The Makings of an Unlikely Catalyst
As it happened, one of the first times that the stars aligned for commercial radio was practically an accident. A now-forgotten Mr. Hopp suggested something which caught the correct person's ear, and which - with help from enthusiastic radio fans - also tapped into a great reserve of pent-up energy in the radio engineering community. As things played out, scores of engineers got involved, as did the young Radio Corporation of America, the Delaware Lackawanna and Western Railroad, a French war hero, a one-time Klondike prospector, a tough guy accused of dodging the draft, and the Assistant Secretary of the U.S. Navy.
Tex Rickard
The 1920s already were roaring loud. Newsmakers kept making bigger news, athletes kept winning bigger victories, and just to make sure that you didn't miss something big, press agents and promoters made certain that you heard about everything. In the latter category, there was no one like George Rickard.
Tex Rickard
Wikipedia.com
Rickard was a dapper man with a flashy resume. He once had been a cowboy, until a Texas town elected him its Marshal. He later went to the Klondike, where he really did strike gold, which he used to build several hotels. He then traveled to Paraguay, where he lost his fortune when war broke out because of disagreements over international boundaries. Back in New York, the old Madison Square Garden still stood at Madison Square, so Rickard leased it, hoping to promote prize fighting. He made so much money as a boxing promoter that in a few more years he would build a new, bigger Garden, designed primarily for boxing, at 8th Avenue and 50th Streets. When the new arena was ready, into it he would place a new hockey team called the Rangers, who would win the Stanley Cup in their second year.

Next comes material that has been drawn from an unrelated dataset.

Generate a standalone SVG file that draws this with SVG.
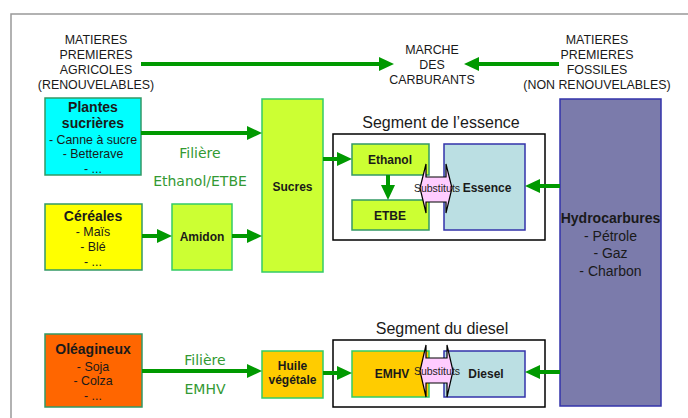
<svg xmlns="http://www.w3.org/2000/svg" width="688" height="418" viewBox="0 0 688 418">
<defs>
<style>
.t{font-family:"Liberation Sans",Arial,sans-serif;fill:#1a1a1a;text-anchor:middle}
.b{font-weight:bold}
.s14{font-size:14px}
.s12{font-size:12px}
.i{font-size:12.4px}
.s16{font-size:16px}
.g{font-family:"DejaVu Sans",sans-serif;font-size:14px;fill:#339933;text-anchor:middle}
.sub{font-family:"Liberation Sans",Arial,sans-serif;font-size:10.5px;fill:#222;text-anchor:middle}
.con{fill:none;stroke:#009900;stroke-width:4;marker-end:url(#ah)}
.gb{stroke:#339966;stroke-width:1.5}
.lb{stroke:#33CC66;stroke-width:1.5}
.bb{stroke:#3333AA;stroke-width:1.5}
.seg{fill:#fff;stroke:#000;stroke-width:1.5}
.subst{fill:#FFCCFF;stroke:#000;stroke-width:1.2}
</style>
<marker id="ah" viewBox="0 0 15 14" refX="4" refY="7" markerWidth="15" markerHeight="14" markerUnits="userSpaceOnUse" orient="auto">
<path d="M0,0 L15,7 L0,14 z" fill="#009900"/>
</marker>
</defs>
<rect width="688" height="418" fill="#fff"/>
<path d="M11,418 V14 H688" fill="none" stroke="#999" stroke-width="1.5"/>

<g id="label-agricoles">
<text class="t i" x="96" y="44">MATIERES</text>
<text class="t i" x="96" y="59">PREMIERES</text>
<text class="t i" x="96" y="74">AGRICOLES</text>
<text class="t i" x="96" y="89">(RENOUVELABLES)</text>
</g>
<g id="label-marche">
<text class="t i" x="432" y="54">MARCHE</text>
<text class="t i" x="432" y="69">DES</text>
<text class="t i" x="432" y="84">CARBURANTS</text>
</g>
<g id="label-fossiles">
<text class="t i" x="597" y="44">MATIERES</text>
<text class="t i" x="597" y="59">PREMIERES</text>
<text class="t i" x="597" y="74">FOSSILES</text>
<text class="t i" x="597" y="89">(NON RENOUVELABLES)</text>
</g>

<g id="plantes">
<rect x="45" y="98" width="96" height="77" fill="#00FFFF" class="gb"/>
<text class="t b s14" x="93" y="112">Plantes</text>
<text class="t b s14" x="93" y="128">sucrières</text>
<text class="t i" x="93" y="144">- Canne à sucre</text>
<text class="t i" x="93" y="158">- Betterave</text>
<text class="t i" x="93" y="173">- ...</text>
</g>
<g id="cereales">
<rect x="45" y="204" width="97" height="66" fill="#FFFF00" class="gb"/>
<text class="t b s14" x="93" y="221">Céréales</text>
<text class="t i" x="93" y="236">- Maïs</text>
<text class="t i" x="93" y="251">- Blé</text>
<text class="t i" x="93" y="266">- ...</text>
</g>
<g id="amidon">
<rect x="172" y="204" width="60" height="66" fill="#CCFF33" class="lb"/>
<text class="t b s12" x="202" y="241">Amidon</text>
</g>
<g id="sucres">
<rect x="262" y="99" width="61" height="173" fill="#CCFF33" class="lb"/>
<text class="t b s12" x="292.5" y="191">Sucres</text>
</g>
<g id="filiere-ethanol">
<text class="g" x="200" y="158">Filière</text>
<text class="g" x="200" y="186">Ethanol/ETBE</text>
</g>

<g id="segment-essence">
<text class="t s16" x="441" y="128">Segment de l’essence</text>
<rect x="333" y="134" width="212" height="106" class="seg"/>
</g>
<g id="ethanol">
<rect x="352" y="144" width="77" height="31" fill="#CCFF33" class="gb"/>
<text class="t b s12" x="390" y="164">Ethanol</text>
</g>
<g id="etbe">
<rect x="352" y="200" width="77" height="30" fill="#CCFF33" class="gb"/>
<text class="t b s12" x="390" y="220">ETBE</text>
</g>
<g id="essence">
<rect x="444" y="144" width="81" height="86" fill="#BBDFE3" class="bb"/>
<text class="t b s12" x="487" y="192">Essence</text>
</g>
<g id="substituts-essence">
<polygon class="subst" points="420,188 426,164 426,177 446,177 446,164 452,188 446,213 446,202 426,202 426,213"/>
<text class="sub" x="437" y="192">Substituts</text>
</g>

<g id="hydrocarbures">
<rect x="560" y="99" width="101" height="307" fill="#7B7BAB" class="bb"/>
<text class="t b s14" x="610.5" y="223">Hydrocarbures</text>
<text class="t s14" x="610.5" y="241">- Pétrole</text>
<text class="t s14" x="610.5" y="258">- Gaz</text>
<text class="t s14" x="610.5" y="276">- Charbon</text>
</g>

<g id="oleagineux">
<rect x="45" y="334" width="97" height="73" fill="#FF6600" class="gb"/>
<text class="t b s14" x="93" y="354">Oléagineux</text>
<text class="t i" x="93" y="371">- Soja</text>
<text class="t i" x="93" y="385">- Colza</text>
<text class="t i" x="93" y="400">- ...</text>
</g>
<g id="filiere-emhv">
<text class="g" x="205" y="365">Filière</text>
<text class="g" x="205" y="394">EMHV</text>
</g>
<g id="huile">
<rect x="262" y="351" width="61" height="47" fill="#FFCC00" class="lb"/>
<text class="t b s12" x="292.5" y="370">Huile</text>
<text class="t b s12" x="292.5" y="384">végétale</text>
</g>
<g id="segment-diesel">
<text class="t s16" x="442" y="334">Segment du diesel</text>
<rect x="333" y="340" width="212" height="67" class="seg"/>
</g>
<g id="emhv">
<rect x="352" y="351" width="77" height="46" fill="#FFCC00" class="lb"/>
<text class="t b s12" x="392" y="378">EMHV</text>
</g>
<g id="diesel">
<rect x="444" y="351" width="81" height="46" fill="#BBDFE3" class="bb"/>
<text class="t b s12" x="486" y="378">Diesel</text>
</g>
<g id="substituts-diesel">
<polygon class="subst" points="420,371 426,345 426,358 447,358 447,345 453,371 447,397 447,383 426,383 426,397"/>
<text class="sub" x="437" y="375">Substituts</text>
</g>

<g id="connectors">
<path class="con" d="M141,64 H383"/>
<path class="con" d="M559,64 H475"/>
<path class="con" d="M141,133 H251"/>
<path class="con" d="M142,236 H161"/>
<path class="con" d="M232,236 H251"/>
<path class="con" d="M323,159 H341"/>
<path class="con" d="M388,175 V189"/>
<path class="con" d="M560,186 H536"/>
<path class="con" d="M142,371 H251"/>
<path class="con" d="M323,373 H341"/>
<path class="con" d="M560,372 H536"/>
</g>
</svg>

In 1921, Rickard was working on his long-term plan. He hoped to heighten public interest in boxing, partly by publicizing fighters so that people saw them as stars, partly by building a string of seven large boxing arenas across the country. He would make his biggest fortune ever. A key element of this plan would be promoting a fight that garnered worldwide attention. Instead of calling it The Biggest Fight Ever, Rickard more modestly labeled it The Fight of the Century. He already had decided who the fighters would be.